If the front-month February gas contract on the New York Mercantile Exchange settles Friday’s trade at or around $2.93 per million metric British thermal units (mmBtu), it would be the fifth straight week of losses for the market, to the combined tune of 43 percent.

Those losses are partly because winter 2018/19, which began on December 22, has had fewer cold days compared to the extraordinary chill experienced during the autumn season that ran since September 23.

No Real Cold Seen Till Mid-Jan

And analysts such as Dominick Chirichella of the Energy Management Institute in New York and Dan Myers of Gelber Associates in Houston expect the weather to remain unseasonably warm for another two weeks at least.

That means lighter demand for gas-powered heating and fewer drawdowns of the fuel from underground storage showing up in weekly inventory data due from the US Energy Information Administration (EIA) over the next fortnight.

In fact, the lower draw trend could begin with the EIA data to be issued at 11:00 AM (16:00 GMT) today, where just about 47 billion cubic feet (bcf) is expected to have been used up from last week’s storage compared with the previous week’s drawdown of 193 bcf.

Gas reserves began the 2018/19 cold season at below the 5-year norm, thanks first to strong summer heat, then by the autumn chill, which kept air-conditioners and heaters running on overdrive since June. But with gas production remaining at record highs, the storage deficit has been dwindling and could disappear, if cold weather remains absent for long.
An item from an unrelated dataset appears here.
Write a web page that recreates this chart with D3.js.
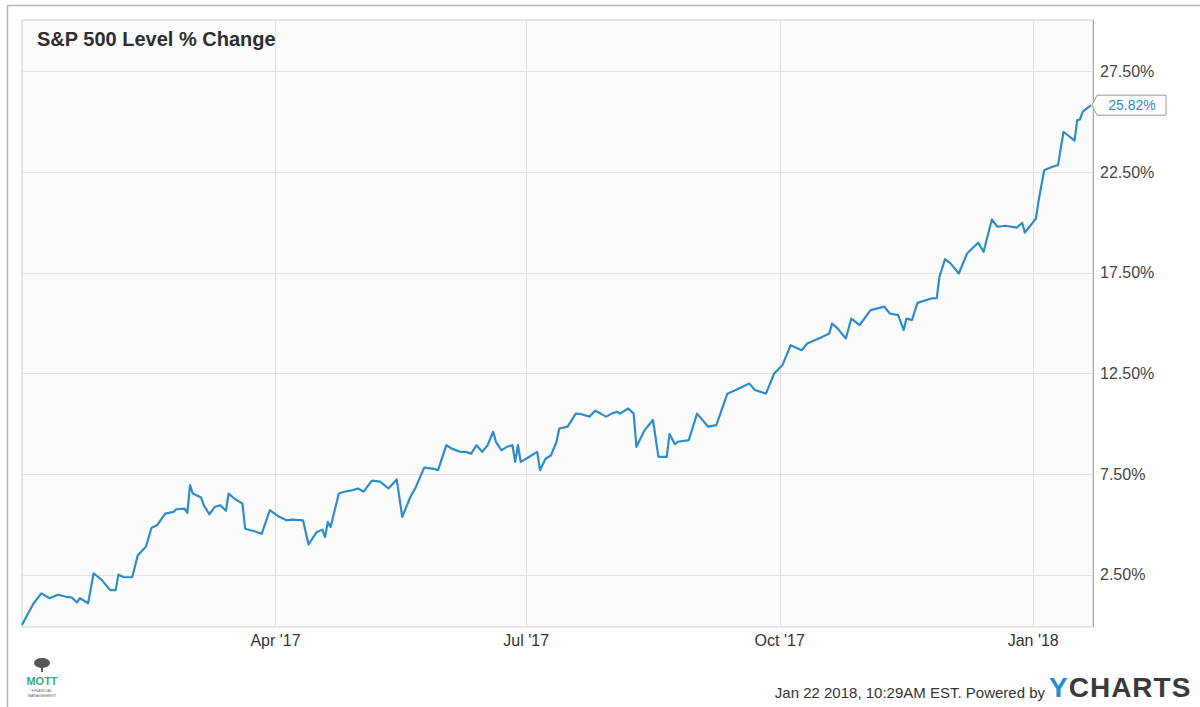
<!DOCTYPE html>
<html>
<head>
<meta charset="utf-8">
<script src="https://cdn.jsdelivr.net/npm/d3@7"></script>
<style>
  body { margin: 0; background: #fff; }
  svg { display: block; font-family: "Liberation Sans", Arial, sans-serif; }
</style>
</head>
<body>
<div id="container"></div>
<script>
/* DATA */
const dates = [
  "2016-12-30","2017-01-03","2017-01-06","2017-01-09","2017-01-12","2017-01-15","2017-01-17","2017-01-19","2017-01-20","2017-01-23",
  "2017-01-25","2017-01-28","2017-01-31","2017-02-02","2017-02-03","2017-02-05","2017-02-08","2017-02-10","2017-02-13","2017-02-15",
  "2017-02-17","2017-02-20","2017-02-23","2017-02-24","2017-02-27","2017-02-28","2017-03-01","2017-03-02","2017-03-05","2017-03-06",
  "2017-03-08","2017-03-10","2017-03-12","2017-03-14","2017-03-15","2017-03-17","2017-03-20","2017-03-21","2017-03-24","2017-03-27",
  "2017-03-29","2017-03-30","2017-04-02","2017-04-05","2017-04-07","2017-04-11","2017-04-13","2017-04-16","2017-04-18","2017-04-19",
  "2017-04-20","2017-04-21","2017-04-24","2017-04-26","2017-04-29","2017-05-01","2017-05-03","2017-05-06","2017-05-09","2017-05-12",
  "2017-05-15","2017-05-17","2017-05-20","2017-05-22","2017-05-25","2017-05-28","2017-05-30","2017-06-02","2017-06-04","2017-06-07",
  "2017-06-09","2017-06-11","2017-06-13","2017-06-15","2017-06-17","2017-06-19","2017-06-20","2017-06-22","2017-06-24","2017-06-26",
  "2017-06-27","2017-06-28","2017-06-29","2017-07-01","2017-07-03","2017-07-05","2017-07-06","2017-07-08","2017-07-10","2017-07-12",
  "2017-07-13","2017-07-16","2017-07-19","2017-07-21","2017-07-24","2017-07-26","2017-07-28","2017-07-30","2017-08-01","2017-08-03",
  "2017-08-04","2017-08-07","2017-08-09","2017-08-10","2017-08-13","2017-08-16","2017-08-18","2017-08-21","2017-08-22","2017-08-24",
  "2017-08-25","2017-08-29","2017-09-01","2017-09-05","2017-09-08","2017-09-12","2017-09-15","2017-09-20","2017-09-22","2017-09-26",
  "2017-09-29","2017-10-02","2017-10-05","2017-10-09","2017-10-11","2017-10-16","2017-10-19","2017-10-20","2017-10-22","2017-10-25",
  "2017-10-27","2017-10-30","2017-11-03","2017-11-08","2017-11-10","2017-11-13","2017-11-15","2017-11-16","2017-11-18","2017-11-20",
  "2017-11-25","2017-11-27","2017-11-28","2017-11-30","2017-12-02","2017-12-05","2017-12-08","2017-12-12","2017-12-14","2017-12-17",
  "2017-12-19","2017-12-22","2017-12-26","2017-12-28","2017-12-29","2018-01-02","2018-01-03","2018-01-05","2018-01-08","2018-01-10",
  "2018-01-12","2018-01-16","2018-01-17","2018-01-18","2018-01-19","2018-01-22"
];
const pctChange = [
  0, 1.03, 1.57, 1.33, 1.5, 1.4, 1.37, 1.12, 1.33, 1.08,
  2.57, 2.23, 1.73, 1.73, 2.5, 2.37, 2.37, 3.45, 3.9, 4.83,
  4.95, 5.53, 5.62, 5.75, 5.78, 5.57, 6.95, 6.53, 6.33, 5.95,
  5.5, 5.87, 5.95, 5.67, 6.53, 6.28, 6.03, 4.78, 4.67, 4.53,
  5.33, 5.7, 5.4, 5.2, 5.23, 5.2, 4.0, 4.62, 4.73, 4.37,
  5.12, 4.87, 6.53, 6.62, 6.7, 6.78, 6.62, 7.17, 7.12, 6.78,
  7.23, 5.37, 6.37, 6.87, 7.82, 7.77, 7.69, 8.93, 8.76, 8.6,
  8.6, 8.51, 8.93, 8.6, 8.93, 9.6, 9.1, 8.68, 8.85, 8.93,
  8.1, 8.93, 8.1, 8.26, 8.43, 8.6, 7.69, 8.26, 8.43, 9.1,
  9.76, 9.85, 10.5, 10.47, 10.35, 10.64, 10.5, 10.35, 10.5, 10.59,
  10.5, 10.75, 10.5, 8.85, 9.68, 10.18, 8.35, 8.35, 9.48, 8.98,
  9.1, 9.18, 10.5, 9.85, 9.93, 11.49, 11.67, 11.99, 11.67, 11.49,
  12.49, 12.91, 13.9, 13.65, 13.98, 14.28, 14.48, 14.97, 14.73, 14.23,
  15.22, 14.9, 15.64, 15.81, 15.47, 15.39, 14.65, 15.22, 15.14, 16.0,
  16.22, 16.24, 17.3, 18.17, 17.96, 17.46, 18.45, 18.99, 18.54, 20.14,
  19.78, 19.83, 19.74, 19.98, 19.49, 20.19, 21.1, 22.59, 22.76, 22.84,
  24.5, 24.06, 25.08, 25.11, 25.5, 25.82
];
const yTicks = [2.5, 7.5, 12.5, 17.5, 22.5, 27.5];
const xTickDates = ["2017-04-01", "2017-07-01", "2017-10-01", "2018-01-01"];
const xTickLabels = ["Apr '17", "Jul '17", "Oct '17", "Jan '18"];
const title = "S&P 500 Level % Change";
const lastLabel = "25.82%";

/* CONSTANTS */
const width = 1200, height = 707;
const plot = { left: 22, right: 1093, top: 20, bottom: 627 };
const lineColor = "#2f8ccb";

const parse = d3.timeParse("%Y-%m-%d");
const data = dates.map((d, i) => ({ date: parse(d), value: pctChange[i] }));

/* SCALES */
const xScale = d3.scaleTime()
  .domain([new Date(2016, 11, 30), new Date(2018, 0, 22, 17)])
  .range([plot.left, plot.right]);

const yScale = d3.scaleLinear()
  .domain([-0.1, 30.05])
  .range([plot.bottom, plot.top]);

/* SVG */
const svg = d3.select("#container")
  .append("svg")
  .attr("width", width)
  .attr("height", height);

// outer frame: only top and left edges show
svg.append("path")
  .attr("d", `M7.5,${height} V5.5 H${width}`)
  .attr("fill", "none")
  .attr("stroke", "#b5b5b5")
  .attr("stroke-width", 1.5);

// plot background
svg.append("rect")
  .attr("x", plot.left).attr("y", plot.top)
  .attr("width", plot.right - plot.left).attr("height", plot.bottom - plot.top)
  .attr("fill", "#fbfbfb")
  .attr("stroke", "#cfcfcf");

// gridlines
svg.append("g")
  .selectAll("line")
  .data(yTicks)
  .join("line")
  .attr("x1", plot.left).attr("x2", plot.right)
  .attr("y1", d => Math.round(yScale(d)) + 0.5)
  .attr("y2", d => Math.round(yScale(d)) + 0.5)
  .attr("stroke", "#e2e2e2");

svg.append("g")
  .selectAll("line")
  .data(xTickDates)
  .join("line")
  .attr("x1", d => Math.round(xScale(parse(d))) + 0.5)
  .attr("x2", d => Math.round(xScale(parse(d))) + 0.5)
  .attr("y1", plot.top).attr("y2", plot.bottom)
  .attr("stroke", "#e2e2e2");

// right axis line
svg.append("line")
  .attr("x1", plot.right + 0.5).attr("x2", plot.right + 0.5)
  .attr("y1", plot.top).attr("y2", plot.bottom)
  .attr("stroke", "#a8a8a8");

// y labels
svg.append("g")
  .selectAll("text")
  .data(yTicks)
  .join("text")
  .attr("x", 1100)
  .attr("y", d => yScale(d))
  .attr("dy", "0.35em")
  .attr("font-size", 16)
  .attr("fill", "#444")
  .text(d => d3.format(".2f")(d) + "%");

// x labels
svg.append("g")
  .selectAll("text")
  .data(xTickDates)
  .join("text")
  .attr("x", d => xScale(parse(d)))
  .attr("y", 646)
  .attr("text-anchor", "middle")
  .attr("font-size", 16)
  .attr("fill", "#333")
  .text((d, i) => xTickLabels[i]);

// title
svg.append("text")
  .attr("x", 37).attr("y", 46)
  .attr("font-size", 20)
  .attr("font-weight", "bold")
  .attr("fill", "#2e2e2e")
  .text(title);

// line
const line = d3.line()
  .x(d => xScale(d.date))
  .y(d => yScale(d.value));

svg.append("path")
  .datum(data)
  .attr("fill", "none")
  .attr("stroke", lineColor)
  .attr("stroke-width", 2.2)
  .attr("stroke-linejoin", "round")
  .attr("d", line);

// last value callout
const last = data[data.length - 1];
const ly = yScale(last.value);
const lx = xScale(last.date);
svg.append("path")
  .attr("d", `M${lx + 1},${ly} L${lx + 6},${ly - 10} H1166 V${ly + 10} H${lx + 6} Z`)
  .attr("fill", "#fff")
  .attr("stroke", "#9a9a9a");
svg.append("text")
  .attr("x", 1132).attr("y", ly)
  .attr("dy", "0.36em")
  .attr("text-anchor", "middle")
  .attr("font-size", 14)
  .attr("fill", "#2b8ad0")
  .text(lastLabel);

// footer
svg.append("text")
  .attr("x", 1045).attr("y", 698)
  .attr("text-anchor", "end")
  .attr("font-size", 15)
  .attr("fill", "#333")
  .text("Jan 22 2018, 10:29AM EST.  Powered by");

const brand = svg.append("text")
  .attr("x", 1049).attr("y", 697)
  .attr("font-size", 28)
  .attr("font-weight", "bold")
  .attr("letter-spacing", 1)
  .attr("fill", "#3a3a3a");
brand.append("tspan").attr("fill", "#1d8fd6").text("Y");
brand.append("tspan").text("CHARTS");

// small logo bottom-left
const logo = svg.append("g");
logo.append("ellipse")
  .attr("cx", 42).attr("cy", 663).attr("rx", 8).attr("ry", 5)
  .attr("fill", "#555");
logo.append("rect")
  .attr("x", 41).attr("y", 667).attr("width", 2).attr("height", 5)
  .attr("fill", "#555");
logo.append("text")
  .attr("x", 42).attr("y", 685)
  .attr("text-anchor", "middle")
  .attr("font-size", 11)
  .attr("font-weight", "bold")
  .attr("fill", "#3aaa7c")
  .text("MOTT");
logo.append("text")
  .attr("x", 42).attr("y", 692)
  .attr("text-anchor", "middle")
  .attr("font-size", 4)
  .attr("fill", "#666")
  .text("FINANCIAL");
logo.append("text")
  .attr("x", 42).attr("y", 697)
  .attr("text-anchor", "middle")
  .attr("font-size", 4)
  .attr("fill", "#666")
  .text("MANAGEMENT");
</script>
</body>
</html>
Reuters reports that there were 160 heating degree days (HDDs) last week, compared with 232 HDDs in the same week a year ago and the 30-year norm of 195 HDDs for this period. HDDs account for the number of degrees a day’s average temperature is below 65 degrees Fahrenheit (18 degrees Celsius). The measure is used to estimate demand to heat homes and businesses.

Weak Immediate Demand For Gas-Powered Heating

Analyst Chirichella of the EMI says temperature forecasts are expected to remain above normal for all of the United States until mid- January or longer, keeping gas-powered heating demand lower than usual.

He adds:

“Based on the latest short-term weather projections, the inventory withdrawals are likely to underperform the historical data for the next several weeks, further narrowing the inventory deficit and further reducing the probability of a strong upside surge in prices anytime soon.”

Myers of Gelber & Associates also has a weak outlook for gas demand in the near term.

In a note titled “Winter Rally Crushed”, the Houston-based said he expected NYMEX’s February gas contract to continue seeking support below $3 per mmBtu.

Myers adds:

“Plenty of winter risk remains as we enter the New Year. A flip to successive weeks of significant cold later in January will be needed to remind a now-despondent market of the low storage fears that drove it higher early in the season.”

Funds That Were Long Gas Could Turn Short

Scott Shelton, energy broker at ICAP (LON:NXGN) in Durham, North Carolina, said he expected the majority of gas-focused funds that had been bullish on the market to have liquidated their positions by now. He adds:

“The trend is clearly lower, and the issue from here is that they probably still need to get short though.”

While demand for heating may have waned, gas could have a different saving grace.

A surge in the export capacity of liquefied natural gas has boosted the demand equation for US natural gas since last year. From just around 3 bcf per day a year ago, LNG export capacity is almost at 5 bcfd now. The EIA expects it to reach nearly 9 bcfd by end of 2019, making the United States the country with the third largest LNG exporting capacity after Qatar and Australia.